Dearest x WeWork: Take Your Kids To Work Day

Last Thursday, Dearest was invited to ‘Take Your Kids to Work Day‘ at WeWork’s headquarters in Chelsea, NY. We led thirty-five children, aged three through twelve, and their families through interactive activities specifically designed to spark children’s interest in engineering, sustainable design, and the importance of community. The afternoon’s workshops were lead by Dearest Educator Allison Gordon with support from nine other educators and staff.

Building off of Stanford University’s method of design thinking, children first explored the concept of ideating (brainstorming!) by building a new city, Mrooklyn, from the ground up. Younger children worked with stickers and pipe cleaners to explore unexpected and innovative design options during their ideating session.  Older children worked with blueprints and drawing pencils to map out their construction ideas; they paid special attention to scale and accessibility.

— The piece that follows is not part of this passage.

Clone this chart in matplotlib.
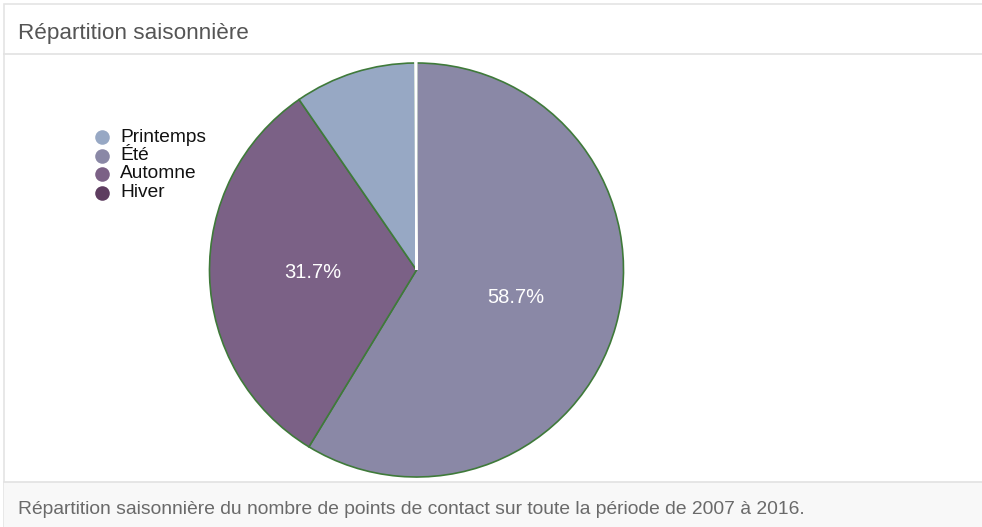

When children finished ideating, they began to design their prototype. Using recycled materials from WeWork HQ, our Dearest Architects began to build Mrooklyn one structure at a time.  They investigated design alternatives while referencing their blueprints and carefully selected the materials they believed would best allow them to create their prototype. Children were asked to think about the needs of their Mrooklyn citizens and the ideas of other children in their table group while they constructed their city together.

Their final results were amazing! At the end of our first activity, the city of Mrooklyn consisted of tiny schools, giant homes, neon garages, underground candy factories, and even a reptile house!

After Mrooklyn was finished, Dearest Educators asked their team some questions about the design process, what they choose to build, and why.

During the second half of the workshop, we explored two more design thinking concepts: empathizing and defining. After our Dearest Educators provided examples of both concepts, children had the opportunity to interview their parents about their job and their commute.

Children incorporated what they had learned about empathy during their post-interview conversation with their parents.  During that conversation, children were asked to define a problem their parents brought up during their interview that they could solve together.

From nap-pods to mind-reading machines, children used design thinking to reframe their parents’ complex problems and offer innovative, human-centric solutions!

We ended the day with some student show-and-tells from New York’s youngest design thinkers.